Problem statement:
Quote, with no changes, the lines that run from the top of the material to the line with "return px / STEP_PX", both included.

Supplied information:

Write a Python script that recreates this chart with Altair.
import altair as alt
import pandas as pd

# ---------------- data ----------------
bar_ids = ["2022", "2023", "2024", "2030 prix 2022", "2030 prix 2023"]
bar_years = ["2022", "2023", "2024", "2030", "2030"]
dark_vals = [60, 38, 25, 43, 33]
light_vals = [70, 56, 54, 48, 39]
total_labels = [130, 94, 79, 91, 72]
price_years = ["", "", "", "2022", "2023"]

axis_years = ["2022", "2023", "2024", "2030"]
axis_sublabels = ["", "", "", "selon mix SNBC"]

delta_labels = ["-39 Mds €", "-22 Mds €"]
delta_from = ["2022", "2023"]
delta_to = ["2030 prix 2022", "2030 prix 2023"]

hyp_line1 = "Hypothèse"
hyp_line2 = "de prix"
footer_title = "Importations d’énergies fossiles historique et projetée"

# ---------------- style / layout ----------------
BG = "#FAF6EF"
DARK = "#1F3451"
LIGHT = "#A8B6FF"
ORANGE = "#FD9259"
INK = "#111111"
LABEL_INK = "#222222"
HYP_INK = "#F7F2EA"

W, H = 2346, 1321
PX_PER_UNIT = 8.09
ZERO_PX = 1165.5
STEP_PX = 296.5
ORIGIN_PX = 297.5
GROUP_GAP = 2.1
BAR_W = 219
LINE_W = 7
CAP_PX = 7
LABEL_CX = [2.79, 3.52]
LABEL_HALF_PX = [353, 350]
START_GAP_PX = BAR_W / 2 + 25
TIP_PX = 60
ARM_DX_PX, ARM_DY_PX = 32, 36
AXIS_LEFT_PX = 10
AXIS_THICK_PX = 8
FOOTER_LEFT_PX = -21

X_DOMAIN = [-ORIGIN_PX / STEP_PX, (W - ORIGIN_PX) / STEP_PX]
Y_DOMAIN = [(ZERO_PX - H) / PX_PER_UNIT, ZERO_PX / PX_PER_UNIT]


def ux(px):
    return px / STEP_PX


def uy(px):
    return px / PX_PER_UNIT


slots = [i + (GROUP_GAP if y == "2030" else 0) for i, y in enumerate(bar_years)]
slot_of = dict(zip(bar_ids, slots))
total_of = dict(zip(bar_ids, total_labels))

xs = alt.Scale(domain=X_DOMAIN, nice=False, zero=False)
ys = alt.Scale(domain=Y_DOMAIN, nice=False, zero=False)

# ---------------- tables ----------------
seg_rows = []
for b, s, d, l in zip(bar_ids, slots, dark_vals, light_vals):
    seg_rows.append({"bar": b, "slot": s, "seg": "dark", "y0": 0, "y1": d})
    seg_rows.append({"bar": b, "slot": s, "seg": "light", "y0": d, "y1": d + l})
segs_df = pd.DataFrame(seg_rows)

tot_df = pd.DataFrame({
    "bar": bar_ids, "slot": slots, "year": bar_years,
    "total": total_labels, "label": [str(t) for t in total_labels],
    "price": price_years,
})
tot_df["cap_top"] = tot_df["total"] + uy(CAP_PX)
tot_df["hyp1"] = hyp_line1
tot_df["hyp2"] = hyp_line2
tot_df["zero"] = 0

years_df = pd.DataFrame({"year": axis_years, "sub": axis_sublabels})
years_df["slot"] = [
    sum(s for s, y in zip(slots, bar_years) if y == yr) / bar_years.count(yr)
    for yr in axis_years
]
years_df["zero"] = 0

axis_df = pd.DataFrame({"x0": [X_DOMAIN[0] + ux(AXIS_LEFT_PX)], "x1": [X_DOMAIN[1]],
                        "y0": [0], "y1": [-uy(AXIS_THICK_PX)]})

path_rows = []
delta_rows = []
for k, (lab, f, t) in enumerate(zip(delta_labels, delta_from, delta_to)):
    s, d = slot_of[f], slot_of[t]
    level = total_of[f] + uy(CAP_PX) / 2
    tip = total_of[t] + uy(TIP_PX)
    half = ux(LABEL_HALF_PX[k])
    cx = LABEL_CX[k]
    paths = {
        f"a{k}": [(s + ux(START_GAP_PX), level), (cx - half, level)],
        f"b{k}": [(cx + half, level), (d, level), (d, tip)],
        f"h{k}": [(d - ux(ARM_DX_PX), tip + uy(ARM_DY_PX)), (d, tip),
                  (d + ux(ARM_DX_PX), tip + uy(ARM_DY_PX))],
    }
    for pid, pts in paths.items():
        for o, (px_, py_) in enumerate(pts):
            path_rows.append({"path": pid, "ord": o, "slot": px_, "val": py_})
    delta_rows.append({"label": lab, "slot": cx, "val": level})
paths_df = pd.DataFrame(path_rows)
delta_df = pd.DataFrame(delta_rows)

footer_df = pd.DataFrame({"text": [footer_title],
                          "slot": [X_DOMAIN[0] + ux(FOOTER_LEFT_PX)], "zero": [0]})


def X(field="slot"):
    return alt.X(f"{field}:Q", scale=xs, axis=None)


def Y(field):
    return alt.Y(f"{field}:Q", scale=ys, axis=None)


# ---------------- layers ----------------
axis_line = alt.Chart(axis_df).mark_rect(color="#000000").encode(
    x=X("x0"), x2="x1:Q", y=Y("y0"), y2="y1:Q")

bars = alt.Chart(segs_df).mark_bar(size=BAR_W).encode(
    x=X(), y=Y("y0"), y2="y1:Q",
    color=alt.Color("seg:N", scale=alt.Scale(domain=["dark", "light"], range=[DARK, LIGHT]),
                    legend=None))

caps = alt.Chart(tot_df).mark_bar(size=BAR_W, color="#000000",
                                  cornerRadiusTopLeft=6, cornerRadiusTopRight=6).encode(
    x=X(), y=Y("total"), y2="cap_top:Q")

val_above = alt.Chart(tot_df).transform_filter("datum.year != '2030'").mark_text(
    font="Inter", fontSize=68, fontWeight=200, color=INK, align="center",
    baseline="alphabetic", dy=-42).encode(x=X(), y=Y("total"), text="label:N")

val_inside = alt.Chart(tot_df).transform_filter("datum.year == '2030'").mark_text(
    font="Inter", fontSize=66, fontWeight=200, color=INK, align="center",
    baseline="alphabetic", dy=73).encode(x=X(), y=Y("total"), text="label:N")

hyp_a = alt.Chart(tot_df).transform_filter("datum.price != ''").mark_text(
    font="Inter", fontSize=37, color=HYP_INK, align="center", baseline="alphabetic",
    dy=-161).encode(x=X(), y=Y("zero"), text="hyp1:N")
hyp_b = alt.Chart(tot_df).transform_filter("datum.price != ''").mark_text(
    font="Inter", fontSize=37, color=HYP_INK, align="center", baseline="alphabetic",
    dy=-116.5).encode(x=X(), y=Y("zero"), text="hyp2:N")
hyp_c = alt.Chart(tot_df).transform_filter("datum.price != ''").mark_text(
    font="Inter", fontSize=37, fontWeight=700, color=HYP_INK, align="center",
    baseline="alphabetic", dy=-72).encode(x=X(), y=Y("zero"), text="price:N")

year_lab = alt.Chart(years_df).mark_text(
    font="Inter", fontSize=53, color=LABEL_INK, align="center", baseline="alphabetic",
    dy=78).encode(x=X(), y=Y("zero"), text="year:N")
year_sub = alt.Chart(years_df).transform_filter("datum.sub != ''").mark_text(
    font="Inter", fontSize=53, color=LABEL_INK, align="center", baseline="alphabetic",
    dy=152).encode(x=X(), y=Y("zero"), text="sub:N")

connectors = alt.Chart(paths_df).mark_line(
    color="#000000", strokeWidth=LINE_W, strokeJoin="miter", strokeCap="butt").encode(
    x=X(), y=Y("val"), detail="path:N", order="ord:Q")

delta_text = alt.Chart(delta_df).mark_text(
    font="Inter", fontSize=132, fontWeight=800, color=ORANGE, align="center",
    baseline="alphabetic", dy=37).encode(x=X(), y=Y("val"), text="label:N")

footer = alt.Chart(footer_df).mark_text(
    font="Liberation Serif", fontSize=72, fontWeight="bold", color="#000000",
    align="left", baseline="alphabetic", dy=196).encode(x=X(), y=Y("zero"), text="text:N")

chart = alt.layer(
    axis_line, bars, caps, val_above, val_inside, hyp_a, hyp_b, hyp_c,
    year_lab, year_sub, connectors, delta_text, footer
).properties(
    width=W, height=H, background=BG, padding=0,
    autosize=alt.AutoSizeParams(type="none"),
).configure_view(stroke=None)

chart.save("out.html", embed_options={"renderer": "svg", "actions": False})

Answer for this exercise:
Write a Python script that recreates this chart with Altair.
import altair as alt
import pandas as pd

# ---------------- data ----------------
bar_ids = ["2022", "2023", "2024", "2030 prix 2022", "2030 prix 2023"]
bar_years = ["2022", "2023", "2024", "2030", "2030"]
dark_vals = [60, 38, 25, 43, 33]
light_vals = [70, 56, 54, 48, 39]
total_labels = [130, 94, 79, 91, 72]
price_years = ["", "", "", "2022", "2023"]

axis_years = ["2022", "2023", "2024", "2030"]
axis_sublabels = ["", "", "", "selon mix SNBC"]

delta_labels = ["-39 Mds €", "-22 Mds €"]
delta_from = ["2022", "2023"]
delta_to = ["2030 prix 2022", "2030 prix 2023"]

hyp_line1 = "Hypothèse"
hyp_line2 = "de prix"
footer_title = "Importations d’énergies fossiles historique et projetée"

# ---------------- style / layout ----------------
BG = "#FAF6EF"
DARK = "#1F3451"
LIGHT = "#A8B6FF"
ORANGE = "#FD9259"
INK = "#111111"
LABEL_INK = "#222222"
HYP_INK = "#F7F2EA"

W, H = 2346, 1321
PX_PER_UNIT = 8.09
ZERO_PX = 1165.5
STEP_PX = 296.5
ORIGIN_PX = 297.5
GROUP_GAP = 2.1
BAR_W = 219
LINE_W = 7
CAP_PX = 7
LABEL_CX = [2.79, 3.52]
LABEL_HALF_PX = [353, 350]
START_GAP_PX = BAR_W / 2 + 25
TIP_PX = 60
ARM_DX_PX, ARM_DY_PX = 32, 36
AXIS_LEFT_PX = 10
AXIS_THICK_PX = 8
FOOTER_LEFT_PX = -21

X_DOMAIN = [-ORIGIN_PX / STEP_PX, (W - ORIGIN_PX) / STEP_PX]
Y_DOMAIN = [(ZERO_PX - H) / PX_PER_UNIT, ZERO_PX / PX_PER_UNIT]


def ux(px):
    return px / STEP_PX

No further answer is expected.